Tahlequah Daily Press

Online Exclusives

January 18, 2014

Ten things you may not know about Martin Luther King Jr.

TAHLEQUAH — The History Channel compiled a list of facts about Martin Luther King Jr. that some people may not know. Here they are:

1. King’s birth name was Michael, not Martin.

The civil rights leader was born Michael King Jr. on January 15, 1929. In 1934, however, his father, a pastor at Atlanta’s Ebenezer Baptist Church, traveled to Germany and became inspired by the Protestant Reformation leader Martin Luther. As a result, King Sr. changed his own name as well as that of his 5-year-old son.

2. King entered college at the age of 15.

King was such a gifted student that he skipped grades nine and 12 before enrolling in 1944 at Morehouse College, the alma mater of his father and maternal grandfather. Although he was the son, grandson and great-grandson of Baptist ministers, King did not intend to follow the family vocation until Morehouse president Benjamin E. Mays, a noted theologian, convinced him otherwise. King was ordained before graduating college with a degree in sociology.

3. King received his doctorate in systematic theology.

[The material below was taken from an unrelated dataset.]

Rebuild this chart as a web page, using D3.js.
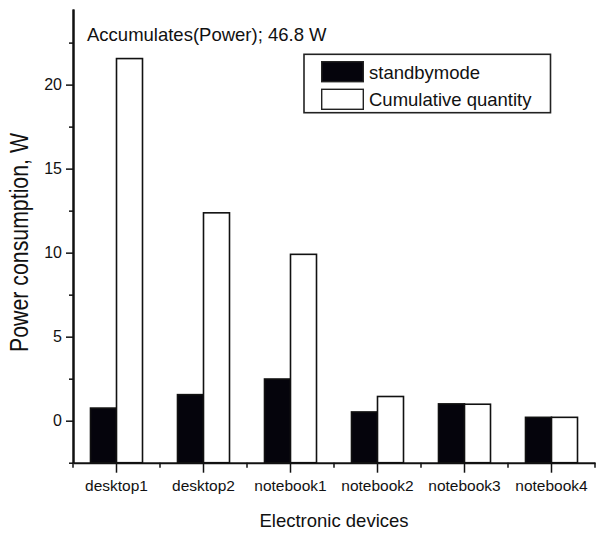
<!DOCTYPE html>
<html>
<head>
<meta charset="utf-8">
<script src="https://cdnjs.cloudflare.com/ajax/libs/d3/7.8.5/d3.min.js"></script>
<style>
  body { margin: 0; background: #fff; }
  svg { display: block; }
  text { font-family: "Liberation Sans", Arial, sans-serif; fill: #111; }
</style>
</head>
<body>
<div id="chart"></div>
<script>
// data
var categories = ["desktop1", "desktop2", "notebook1", "notebook2", "notebook3", "notebook4"];
var seriesNames = ["standbymode", "Cumulative quantity"];
var standby = [0.75, 1.55, 2.48, 0.52, 1.0, 0.2];
var cumulative = [21.55, 12.37, 9.9, 1.44, 0.98, 0.2];
var yMajorTicks = [0, 5, 10, 15, 20];
var yMinorTicks = [-2.5, 2.5, 7.5, 12.5, 17.5, 22.5];
var titleText = "Accumulates(Power); 46.8 W";

;(function(){
  var W = 598, H = 533;
  var plotLeft = 73, plotRight = 595, plotTop = 9, plotBottom = 462.7;

  var svg = d3.select("#chart").append("svg")
    .attr("width", W).attr("height", H);

  var x0 = d3.scaleBand().domain(categories).range([plotLeft, plotRight]).padding(0);
  var x1 = d3.scaleBand().domain(seriesNames).range([0, x0.bandwidth()])
    .paddingInner(0).paddingOuter(0.673);
  var y = d3.scaleLinear().domain([-2.5, 24.5]).range([plotBottom, plotTop]);

  var rows = categories.map(function(c, i){
    return {cat: c, vals: [
      {name: seriesNames[0], v: standby[i]},
      {name: seriesNames[1], v: cumulative[i]}
    ]};
  });
  var fillOf = {"standbymode": "#05040c", "Cumulative quantity": "#fff"};

  // bars, drawn up from the bottom of the axis like the original
  var g = svg.append("g").selectAll("g").data(rows).enter().append("g")
    .attr("transform", function(d){ return "translate(" + x0(d.cat) + ",0)"; });
  g.selectAll("rect").data(function(d){ return d.vals; }).enter().append("rect")
    .attr("x", function(d){ return x1(d.name); })
    .attr("width", x1.bandwidth())
    .attr("y", function(d){ return y(d.v); })
    .attr("height", function(d){ return y.range()[0] - y(d.v); })
    .attr("fill", function(d){ return fillOf[d.name]; })
    .attr("stroke", "#111")
    .attr("stroke-width", 1.6);

  // y axis
  var yAxis = svg.append("g").attr("transform", "translate(" + plotLeft + ",0)")
    .call(d3.axisLeft(y).tickValues(yMajorTicks).tickSize(7).tickSizeOuter(0).tickPadding(4));
  svg.append("g").attr("transform", "translate(" + plotLeft + ",0)")
    .call(d3.axisLeft(y).tickValues(yMinorTicks).tickSize(4).tickSizeOuter(0).tickFormat(""));

  // x axis
  var xAxis = svg.append("g").attr("transform", "translate(0," + plotBottom + ")")
    .call(d3.axisBottom(x0).tickSize(10).tickSizeOuter(0).tickPadding(7));
  var bounds = categories.map(function(c){ return x0(c); }).concat([x0.range()[1]]);
  svg.append("g").selectAll("line").data(bounds).enter().append("line")
    .attr("x1", function(d){ return d; }).attr("x2", function(d){ return d; })
    .attr("y1", plotBottom).attr("y2", plotBottom + 5)
    .attr("stroke", "#111").attr("stroke-width", 1.5);

  svg.selectAll(".domain").attr("stroke", "#111").attr("stroke-width", 2);
  svg.selectAll(".tick line").attr("stroke", "#111").attr("stroke-width", 1.5);
  yAxis.selectAll(".tick text").style("font-size", "16px").attr("fill", "#111")
    .style("font-family", "'Liberation Sans', Arial, sans-serif");
  xAxis.selectAll(".tick text").style("font-size", "15.5px").attr("fill", "#111")
    .style("font-family", "'Liberation Sans', Arial, sans-serif");

  // axis titles
  svg.append("text")
    .attr("x", (plotLeft + plotRight) / 2).attr("y", 527)
    .attr("text-anchor", "middle").style("font-size", "18.5px")
    .text("Electronic devices");
  svg.append("text")
    .attr("transform", "translate(27.5,242.5) rotate(-90)")
    .attr("text-anchor", "middle").style("font-size", "26px")
    .attr("textLength", 219).attr("lengthAdjust", "spacingAndGlyphs")
    .text("Power consumption, W");

  // annotation
  svg.append("text").attr("x", 87).attr("y", 41)
    .style("font-size", "18.5px").text(titleText);

  // legend
  var legend = svg.append("g").attr("transform", "translate(304,54.3)");
  legend.append("rect").attr("width", 246.5).attr("height", 58.4)
    .attr("fill", "#fff").attr("stroke", "#222").attr("stroke-width", 1.6);
  var li = legend.selectAll("g.item").data(seriesNames).enter().append("g")
    .attr("class", "item")
    .attr("transform", function(d, i){ return "translate(0," + (i * 27.6) + ")"; });
  li.append("rect").attr("x", 17.7).attr("y", 7.4).attr("width", 41.6).attr("height", 20)
    .attr("fill", function(d){ return fillOf[d]; })
    .attr("stroke", "#222").attr("stroke-width", 1.4);
  li.append("text").attr("x", 65).attr("y", 24.6)
    .style("font-size", "18.5px").text(function(d){ return d; });
})();
</script>
</body>
</html>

After earning a divinity degree from Pennsylvania’s Crozer Theological Seminary, King attended graduate school at Boston University, where he received his Ph.D. degree in 1955. The title of his dissertation was “A Comparison of the Conceptions of God in the Thinking of Paul Tillich and Henry Nelson Wieman.”

4. King’s “I Have a Dream” speech was not his first at the Lincoln Memorial.

Six years before his iconic oration at the March on Washington, King was among the civil rights leaders who spoke in the shadow of the Great Emancipator during the Prayer Pilgrimage for Freedom on May 17, 1957. Before a crowd estimated at between 15,000 and 30,000, King delivered his first national address on the topic of voting rights. His speech, in which he urged America to “give us the ballot,” drew strong reviews and positioned him at the forefront of the civil rights leadership.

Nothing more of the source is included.